The Waves open against Portland (11-16) at noon today at Jenny Craig Pavilion and Gonzaga faces St. Mary's (2-25) in the next game.

Third-seeded Santa Clara (18-11) will play Loyola Marymount (9-18) at 6 p.m. and San Diego (15-12) will face San Francisco (12-16) at 8:30.

If the favorites win, Pepperdine will play Santa Clara and Gonzaga will face San Diego in semifinals Sunday.

The Waves are 5-0 against Santa Clara in two seasons under van Breda Kolff, but the Broncos have won four in a row and handed Gonzaga its only WCC loss.

"Everybody talks about Gonzaga and Pepperdine and puts the focus on those two teams, but if you look down the stretch, Santa Clara is playing the best," van Breda Kolff said.

The Broncos entered conference play 8-7 but have jelled since transfer forward Steve Ross gained eligibility in December.

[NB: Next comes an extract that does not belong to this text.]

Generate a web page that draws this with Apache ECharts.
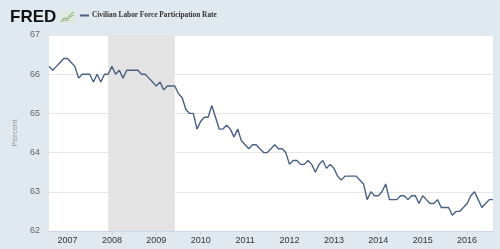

Ross led the team in scoring in four of the last six games and had 22 points in the victory over Gonzaga. Senior Brian Jones, who needs four assists to break the career school record set by Steve Nash, provides a cool presence at point guard.

Pepperdine counters with two prolific scorers and a strong supporting cast. Armstrong led the WCC in scoring at 22.0 and Gibbs averages 14.7 points and a conference-high 8.2 rebounds.

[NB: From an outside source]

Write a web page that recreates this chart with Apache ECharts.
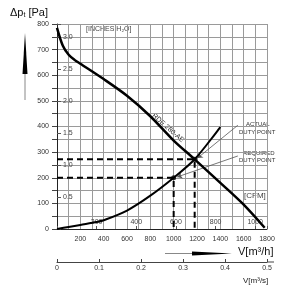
<!DOCTYPE html>
<html><head><meta charset="utf-8">
<script src="https://cdn.jsdelivr.net/npm/echarts@6/dist/echarts.min.js"></script>
<style>html,body{margin:0;padding:0;background:#fff}#c{width:301px;height:298px}</style>
</head><body><div id="c"></div>
<script>
// ---- data ----
const qFan = [0, 50, 100, 150, 200, 400, 600, 800, 1000, 1180, 1400, 1600, 1780];
const pFan = [785, 715, 680, 660, 645, 585, 520, 440, 345, 272, 180, 95, 5];
const qSys = [0, 100, 200, 340, 400, 600, 800, 1000, 1180, 1400];
const pSys = [0, 8, 16, 27, 34, 72, 130, 200, 272, 398];
const actualPoint = [1180, 272];
const requiredPoint = [1000, 200];
const qMax = 1800, pMax = 800;
const paPerInch = 249.09, m3hPerCfm = 1.699;
const inchLabels = ['0.5', '1.0', '1.5', '2.0', '2.5', '3.0'];
const cfmLabels = ['200', '400', '600', '800', '1000'];
const m3sLabels = ['0', '0.1', '0.2', '0.3', '0.4', '0.5'];
const fanName = 'RDE 280-AE';

const F = "'Liberation Sans', Arial, sans-serif";
const fan = qFan.map((q, i) => [q, pFan[i]]);
const sys = qSys.map((q, i) => [q, pSys[i]]);
const dash = {type: [6, 4], width: 2, color: '#000'};

const chart = echarts.init(document.getElementById('c'));
chart.setOption({
  animation: false,
  grid: {left: 57, right: 34, top: 24, bottom: 69, containLabel: false},
  xAxis: [
    {type: 'value', min: 0, max: qMax, interval: 100, position: 'bottom',
     axisLine: {show: true, lineStyle: {color: '#222', width: 1}},
     axisTick: {show: false},
     axisLabel: {fontFamily: F, fontSize: 7, color: '#333', margin: 7,
       formatter: v => (v > 0 && v % 200 === 0) ? String(v) : ''},
     splitLine: {show: true, lineStyle: {color: '#9a9a9a', width: 1}}},
    {type: 'value', min: 0, max: qMax / m3hPerCfm, interval: 200, position: 'bottom',
     axisLine: {show: false},
     axisTick: {show: true, inside: true, length: 3, lineStyle: {color: '#555'}},
     axisLabel: {inside: true, fontFamily: F, fontSize: 7, color: '#444', margin: 3,
       formatter: v => cfmLabels.includes(String(v)) ? String(v) : ''},
     splitLine: {show: false}},
    {type: 'value', min: 0, max: 0.5, interval: 0.1, position: 'bottom', offset: 33,
     axisLine: {show: true, lineStyle: {color: '#444', width: 1}},
     axisTick: {show: true, inside: true, length: 3, lineStyle: {color: '#444'}},
     axisLabel: {fontFamily: F, fontSize: 7, color: '#333', margin: 3,
       formatter: v => m3sLabels[Math.round(v * 10)] || ''},
     splitLine: {show: false}}
  ],
  yAxis: [
    {type: 'value', min: 0, max: pMax, interval: 50, position: 'left',
     axisLine: {show: true, lineStyle: {color: '#222', width: 1}},
     axisTick: {show: true, length: 5, lineStyle: {color: '#444'}},
     axisLabel: {fontFamily: F, fontSize: 7, color: '#333', margin: 8,
       formatter: v => v % 100 === 0 ? String(v) : ''},
     splitLine: {show: true, lineStyle: {color: '#9a9a9a', width: 1}}},
    {type: 'value', min: 0, max: pMax / paPerInch, interval: 0.5, position: 'left',
     axisLine: {show: false},
     axisTick: {show: true, inside: true, length: 4, lineStyle: {color: '#555'}},
     axisLabel: {inside: true, fontFamily: F, fontSize: 7, color: '#444', margin: 6,
       formatter: v => inchLabels.includes(v.toFixed(1)) ? v.toFixed(1) : ''},
     splitLine: {show: false}}
  ],
  series: [
    {type: 'line', name: fanName, data: fan, smooth: 0.3, symbol: 'none',
     lineStyle: {color: '#000', width: 2.5}, z: 5},
    {type: 'line', name: 'system', data: sys, smooth: 0.3, symbol: 'none',
     lineStyle: {color: '#000', width: 2}, z: 5},
    {type: 'line', data: [[0, actualPoint[1]], actualPoint, [actualPoint[0], 0]],
     symbol: 'none', lineStyle: dash, z: 4},
    {type: 'line', data: [[0, requiredPoint[1]], requiredPoint, [requiredPoint[0], 0]],
     symbol: 'none', lineStyle: dash, z: 4},
    {type: 'scatter', data: [actualPoint, requiredPoint], symbolSize: 5,
     itemStyle: {color: '#000'}, z: 6,
     markLine: {silent: true, symbol: ['none', 'arrow'], symbolSize: 5,
       lineStyle: {color: '#555', width: 0.8, type: 'solid'}, label: {show: false},
       data: [
         [{coord: [1550, 405]}, {coord: [1205, 277]}],
         [{coord: [1550, 285]}, {coord: [1030, 203]}]
       ]}}
  ],
  graphic: [
    {type: 'text', left: 10, top: 7, style: {
      text: '{a|Δp}{s|t}{a| [Pa]}', fill: '#111',
      rich: {a: {fontFamily: F, fontSize: 11, fill: '#111'},
             s: {fontFamily: F, fontSize: 7, fill: '#111', padding: [6, 0, 0, 0]}}}},
    {type: 'line', shape: {x1: 25, y1: 100, x2: 25, y2: 60}, style: {stroke: '#888', lineWidth: 1}},
    {type: 'polygon', shape: {points: [[22.5, 74], [25, 33], [27.5, 74]]}, style: {fill: '#000'}},
    {type: 'text', left: 86, top: 26, style: {text: '[INCHES H₂O]', font: '7px ' + F, fill: '#444'}},
    {type: 'text', left: 244, top: 192, style: {text: '[CFM]', font: '8px ' + F, fill: '#444'}},
    {type: 'text', left: 246, top: 121, style: {text: 'ACTUAL', font: '6px ' + F, fill: '#333'}},
    {type: 'text', left: 239, top: 129, style: {text: 'DUTY POINT', font: '6px ' + F, fill: '#333'}},
    {type: 'text', left: 243, top: 150, style: {text: 'REQUIRED', font: '6px ' + F, fill: '#333'}},
    {type: 'text', left: 239, top: 157, style: {text: 'DUTY POINT', font: '6px ' + F, fill: '#333'}},
    {type: 'text', x: 168, y: 128, rotation: -0.72, style: {text: fanName, font: '7px ' + F, fill: '#222',
      textAlign: 'center', textVerticalAlign: 'middle'}},
    {type: 'line', shape: {x1: 165, y1: 253.5, x2: 200, y2: 253.5}, style: {stroke: '#888', lineWidth: 1}},
    {type: 'polygon', shape: {points: [[192, 251.5], [232, 253.5], [192, 255.5]]}, style: {fill: '#000'}},
    {type: 'text', left: 238, top: 246, style: {text: 'V[m³/h]', font: '11px ' + F, fill: '#111'}},
    {type: 'line', shape: {x1: 267, y1: 262, x2: 274, y2: 262}, style: {stroke: '#444', lineWidth: 1}},
    {type: 'text', left: 243, top: 277, style: {text: 'V[m³/s]', font: '8px ' + F, fill: '#222'}}
  ]
});
</script></body></html>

Reserve David Lalazarian averaged 11.5 points in WCC games, but the key might be production from guard Craig Lewis, who has not reached his potential because of injuries and illness.

Lewis, a junior guard, is an outstanding outside shooter and the team's best passer. But sprains to both ankles had him hobbling much of the season and two weeks ago bronchitis slowed him and reduced his minutes. He is averaging 8.9 points but is shooting only 38.8%.

His best game came against Santa Clara when he scored 20.

"Craig gives the team stability," van Breda Kolff said. "He knows who is hot and who to get the ball to. And he does help balance our scoring."

Pepperdine has won 14 of 16. Only you-know-who is hotter.

Gonzaga, led by Calvary and All-WCC point guard Dan Dickau, had a national-best 14-game winning streak until losing to Santa Clara last week. The Bulldogs rebounded to defeat San Diego in the regular-season finale on Dickau's three-point basket.

"Dickau is exactly the type of player we want in our system," Few said. "He can pass, penetrate, shoot and create. And he draws kids to Gonzaga who want to play and work. It's our tradition. We are so big in player development."

In Malibu, tradition and player development could take a big step forward with a victory over Gonzaga.

(BEGIN TEXT OF INFOBOX / INFOGRAPHIC)

WEST COAST CONFERENCE TOURNAMENT SCHEDULE

Today's Games

at Jenny Craig Pavilion at University of San Diego

No. 2 seeded Pepperdine (20-7) vs. Portland (11-16) at noon

No. 1 seeded Gonzaga (21-6) vs. St. Mary's (2-25) following first game

No. 3 seeded Santa Clara (18-11) vs. Loyola Marymount (9-18) at 6 p.m.

No. 4 seeded San Diego (15-12) vs. San Francisco (12-16) at 8:30 p.m.